WHAT YOU SHOULD DO - All the data should be repeated exactly. Any image in it is left out.
* Begin *
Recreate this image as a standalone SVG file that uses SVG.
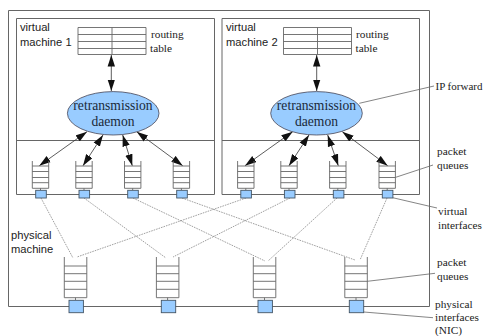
<svg xmlns="http://www.w3.org/2000/svg" width="483" height="336" viewBox="0 0 483 336">
<style>
text{fill:#222}
.s{font:11.2px "Liberation Sans",Arial,sans-serif}
.r{font:11.3px "Liberation Serif","Times New Roman",serif}
.d{font:13.6px "Liberation Serif","Times New Roman",serif;text-anchor:middle;fill:#1a2a3a}
.box{fill:none;stroke:#666;stroke-width:1}
.grid{fill:none;stroke:#666;stroke-width:.9}
.ell{fill:#99ccff;stroke:#445;stroke-width:.8}
.nic{fill:#99ccff;stroke:#456;stroke-width:.9}
.a{stroke:#333;stroke-width:.8;fill:none;marker-start:url(#h);marker-end:url(#h)}
.dash{stroke:#777;stroke-width:.7;stroke-dasharray:1.6 1;fill:none}
.lead{stroke:#666;stroke-width:.8;fill:none}
</style>
<defs>
<marker id="h" markerUnits="userSpaceOnUse" markerWidth="12" markerHeight="8" refX="11.500" refY="4" orient="auto-start-reverse"><path d="M0 .3L11.500 4L0 7.700Z" fill="#111"/></marker>
<path id="q" d="M0 0V27.300H16.400V0M0 5H16.400M0 10.500H16.400M0 16.500H16.400M0 21.700H16.400M8.200 27.300V29.300" class="grid"/>
<path id="Q" d="M0 0V40.700H22.500V0M0 9H22.500M0 16.700H22.500M0 24.300H22.500M0 32.300H22.500M11.200 40.700V43" class="grid"/>
<path id="t" d="M0 0H68V27H0ZM0 7H68M0 14H68M0 21H68M34 0V27" class="grid"/>
</defs>
<g id="physical-machine">
<path class="box" d="M8.500 10.500H429.500V306.500H8.500Z"/>
<text class="s" x="11" y="239">physical</text><text class="s" x="11" y="253">machine</text>
</g>
<g id="vm1">
<path class="box" d="M16.500 18.500H214.500V194.500H16.500ZM16.500 140.500H214.500"/>
<text class="s" x="20" y="31">virtual</text><text class="s" x="20" y="46">machine 1</text>
</g>
<g id="vm2">
<path class="box" d="M222 18.500H419.500V194.500H222ZM222 140.500H419.500"/>
<text class="s" x="226" y="31">virtual</text><text class="s" x="226" y="46">machine 2</text>
</g>
<g id="connectors">
<path class="a" d="M111.300 55V91"/><path class="a" d="M316.700 55V91"/>
<path class="a" d="M87 131.700L39.300 165.700"/><path class="a" d="M103 135L83 165.700"/><path class="a" d="M122.700 135L132.300 165.700"/><path class="a" d="M136.700 131.700L182.700 165.700"/>
<path class="a" d="M292.700 131.700L245 165.700"/><path class="a" d="M309 135L289 165.700"/><path class="a" d="M327.700 135L338.300 165.700"/><path class="a" d="M342.300 131.700L387.700 165.700"/>
<path class="dash" d="M41 198L73 258"/><path class="dash" d="M84 198L166 258"/><path class="dash" d="M133 198L265 261"/><path class="dash" d="M182 198L355 260"/>
<path class="dash" d="M246 198L77 257"/><path class="dash" d="M290 198L173 257"/><path class="dash" d="M337 198L268 261"/><path class="dash" d="M387 198L360 260"/>
<path class="lead" d="M359.300 103.300L434 86"/><path class="lead" d="M395.700 177.300L433 165"/><path class="lead" d="M392.700 197.700L437 208"/><path class="lead" d="M367.300 281.300L435 273.300"/><path class="lead" d="M363.700 312L433 317.700"/>
</g>
<g id="table1"><use href="#t" x="78" y="27.500"/><text class="r" x="151" y="38">routing</text><text class="r" x="150" y="52">table</text></g>
<g id="table2"><use href="#t" x="283.500" y="27.500"/><text class="r" x="356" y="38">routing</text><text class="r" x="355.500" y="52">table</text></g>
<g id="daemon1"><ellipse class="ell" cx="113.200" cy="113.300" rx="45.800" ry="21.700"/><text class="d" x="113" y="109.500">retransmission</text><text class="d" x="113" y="125.500">daemon</text></g>
<g id="daemon2"><ellipse class="ell" cx="316.500" cy="113.300" rx="45.800" ry="21.700"/><text class="d" x="316.500" y="109.500">retransmission</text><text class="d" x="316.500" y="125.500">daemon</text></g>
<g id="vm1-queue1"><use href="#q" x="32.300" y="161"/><rect class="nic" x="35.700" y="190.300" width="10.600" height="7.700"/></g>
<g id="vm1-queue2"><use href="#q" x="75.800" y="161"/><rect class="nic" x="79" y="190.300" width="10.600" height="7.700"/></g>
<g id="vm1-queue3"><use href="#q" x="124.500" y="161"/><rect class="nic" x="127.700" y="190.300" width="10.600" height="7.700"/></g>
<g id="vm1-queue4"><use href="#q" x="173.200" y="161"/><rect class="nic" x="176.700" y="190.300" width="10.600" height="7.700"/></g>
<g id="vm2-queue1"><use href="#q" x="237.600" y="161"/><rect class="nic" x="240.800" y="190.300" width="10.600" height="7.700"/></g>
<g id="vm2-queue2"><use href="#q" x="280.800" y="161"/><rect class="nic" x="284.400" y="190.300" width="10.600" height="7.700"/></g>
<g id="vm2-queue3"><use href="#q" x="329.600" y="161"/><rect class="nic" x="333.300" y="190.300" width="10.600" height="7.700"/></g>
<g id="vm2-queue4"><use href="#q" x="379" y="161"/><rect class="nic" x="382.300" y="190.300" width="10.600" height="7.700"/></g>
<g id="phys-queue1"><use href="#Q" x="64.300" y="257"/><rect class="nic" x="69" y="300.300" width="14.400" height="12.400"/></g>
<g id="phys-queue2"><use href="#Q" x="156.400" y="257"/><rect class="nic" x="161.300" y="300.300" width="14.400" height="12.400"/></g>
<g id="phys-queue3"><use href="#Q" x="253.300" y="257"/><rect class="nic" x="258" y="300.300" width="14.400" height="12.400"/></g>
<g id="phys-queue4"><use href="#Q" x="344.800" y="257"/><rect class="nic" x="349.300" y="300.300" width="14.400" height="12.400"/></g>
<g id="labels">
<text class="r" x="435.500" y="90" style="font-size:11px">IP forward</text>
<text class="r" x="437" y="155">packet</text><text class="r" x="437" y="169">queues</text>
<text class="r" x="438" y="215">virtual</text><text class="r" x="438" y="229">interfaces</text>
<text class="r" x="437" y="266">packet</text><text class="r" x="437" y="280">queues</text>
<text class="r" x="435" y="308">physical</text><text class="r" x="435" y="321">interfaces</text><text class="r" x="435" y="334">(NIC)</text>
</g>
</svg>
* End *
COMPLETED EXERCISE -
Recreate this image as a standalone SVG file that uses SVG.
<svg xmlns="http://www.w3.org/2000/svg" width="483" height="336" viewBox="0 0 483 336">
<style>
text{fill:#222}
.s{font:11.2px "Liberation Sans",Arial,sans-serif}
.r{font:11.3px "Liberation Serif","Times New Roman",serif}
.d{font:13.6px "Liberation Serif","Times New Roman",serif;text-anchor:middle;fill:#1a2a3a}
.box{fill:none;stroke:#666;stroke-width:1}
.grid{fill:none;stroke:#666;stroke-width:.9}
.ell{fill:#99ccff;stroke:#445;stroke-width:.8}
.nic{fill:#99ccff;stroke:#456;stroke-width:.9}
.a{stroke:#333;stroke-width:.8;fill:none;marker-start:url(#h);marker-end:url(#h)}
.dash{stroke:#777;stroke-width:.7;stroke-dasharray:1.6 1;fill:none}
.lead{stroke:#666;stroke-width:.8;fill:none}
</style>
<defs>
<marker id="h" markerUnits="userSpaceOnUse" markerWidth="12" markerHeight="8" refX="11.500" refY="4" orient="auto-start-reverse"><path d="M0 .3L11.500 4L0 7.700Z" fill="#111"/></marker>
<path id="q" d="M0 0V27.300H16.400V0M0 5H16.400M0 10.500H16.400M0 16.500H16.400M0 21.700H16.400M8.200 27.300V29.300" class="grid"/>
<path id="Q" d="M0 0V40.700H22.500V0M0 9H22.500M0 16.700H22.500M0 24.300H22.500M0 32.300H22.500M11.200 40.700V43" class="grid"/>
<path id="t" d="M0 0H68V27H0ZM0 7H68M0 14H68M0 21H68M34 0V27" class="grid"/>
</defs>
<g id="physical-machine">
<path class="box" d="M8.500 10.500H429.500V306.500H8.500Z"/>
<text class="s" x="11" y="239">physical</text><text class="s" x="11" y="253">machine</text>
</g>
<g id="vm1">
<path class="box" d="M16.500 18.500H214.500V194.500H16.500ZM16.500 140.500H214.500"/>
<text class="s" x="20" y="31">virtual</text><text class="s" x="20" y="46">machine 1</text>
</g>
<g id="vm2">
<path class="box" d="M222 18.500H419.500V194.500H222ZM222 140.500H419.500"/>
<text class="s" x="226" y="31">virtual</text><text class="s" x="226" y="46">machine 2</text>
</g>
<g id="connectors">
<path class="a" d="M111.300 55V91"/><path class="a" d="M316.700 55V91"/>
<path class="a" d="M87 131.700L39.300 165.700"/><path class="a" d="M103 135L83 165.700"/><path class="a" d="M122.700 135L132.300 165.700"/><path class="a" d="M136.700 131.700L182.700 165.700"/>
<path class="a" d="M292.700 131.700L245 165.700"/><path class="a" d="M309 135L289 165.700"/><path class="a" d="M327.700 135L338.300 165.700"/><path class="a" d="M342.300 131.700L387.700 165.700"/>
<path class="dash" d="M41 198L73 258"/><path class="dash" d="M84 198L166 258"/><path class="dash" d="M133 198L265 261"/><path class="dash" d="M182 198L355 260"/>
<path class="dash" d="M246 198L77 257"/><path class="dash" d="M290 198L173 257"/><path class="dash" d="M337 198L268 261"/><path class="dash" d="M387 198L360 260"/>
<path class="lead" d="M359.300 103.300L434 86"/><path class="lead" d="M395.700 177.300L433 165"/><path class="lead" d="M392.700 197.700L437 208"/><path class="lead" d="M367.300 281.300L435 273.300"/><path class="lead" d="M363.700 312L433 317.700"/>
</g>
<g id="table1"><use href="#t" x="78" y="27.500"/><text class="r" x="151" y="38">routing</text><text class="r" x="150" y="52">table</text></g>
<g id="table2"><use href="#t" x="283.500" y="27.500"/><text class="r" x="356" y="38">routing</text><text class="r" x="355.500" y="52">table</text></g>
<g id="daemon1"><ellipse class="ell" cx="113.200" cy="113.300" rx="45.800" ry="21.700"/><text class="d" x="113" y="109.500">retransmission</text><text class="d" x="113" y="125.500">daemon</text></g>
<g id="daemon2"><ellipse class="ell" cx="316.500" cy="113.300" rx="45.800" ry="21.700"/><text class="d" x="316.500" y="109.500">retransmission</text><text class="d" x="316.500" y="125.500">daemon</text></g>
<g id="vm1-queue1"><use href="#q" x="32.300" y="161"/><rect class="nic" x="35.700" y="190.300" width="10.600" height="7.700"/></g>
<g id="vm1-queue2"><use href="#q" x="75.800" y="161"/><rect class="nic" x="79" y="190.300" width="10.600" height="7.700"/></g>
<g id="vm1-queue3"><use href="#q" x="124.500" y="161"/><rect class="nic" x="127.700" y="190.300" width="10.600" height="7.700"/></g>
<g id="vm1-queue4"><use href="#q" x="173.200" y="161"/><rect class="nic" x="176.700" y="190.300" width="10.600" height="7.700"/></g>
<g id="vm2-queue1"><use href="#q" x="237.600" y="161"/><rect class="nic" x="240.800" y="190.300" width="10.600" height="7.700"/></g>
<g id="vm2-queue2"><use href="#q" x="280.800" y="161"/><rect class="nic" x="284.400" y="190.300" width="10.600" height="7.700"/></g>
<g id="vm2-queue3"><use href="#q" x="329.600" y="161"/><rect class="nic" x="333.300" y="190.300" width="10.600" height="7.700"/></g>
<g id="vm2-queue4"><use href="#q" x="379" y="161"/><rect class="nic" x="382.300" y="190.300" width="10.600" height="7.700"/></g>
<g id="phys-queue1"><use href="#Q" x="64.300" y="257"/><rect class="nic" x="69" y="300.300" width="14.400" height="12.400"/></g>
<g id="phys-queue2"><use href="#Q" x="156.400" y="257"/><rect class="nic" x="161.300" y="300.300" width="14.400" height="12.400"/></g>
<g id="phys-queue3"><use href="#Q" x="253.300" y="257"/><rect class="nic" x="258" y="300.300" width="14.400" height="12.400"/></g>
<g id="phys-queue4"><use href="#Q" x="344.800" y="257"/><rect class="nic" x="349.300" y="300.300" width="14.400" height="12.400"/></g>
<g id="labels">
<text class="r" x="435.500" y="90" style="font-size:11px">IP forward</text>
<text class="r" x="437" y="155">packet</text><text class="r" x="437" y="169">queues</text>
<text class="r" x="438" y="215">virtual</text><text class="r" x="438" y="229">interfaces</text>
<text class="r" x="437" y="266">packet</text><text class="r" x="437" y="280">queues</text>
<text class="r" x="435" y="308">physical</text><text class="r" x="435" y="321">interfaces</text><text class="r" x="435" y="334">(NIC)</text>
</g>
</svg>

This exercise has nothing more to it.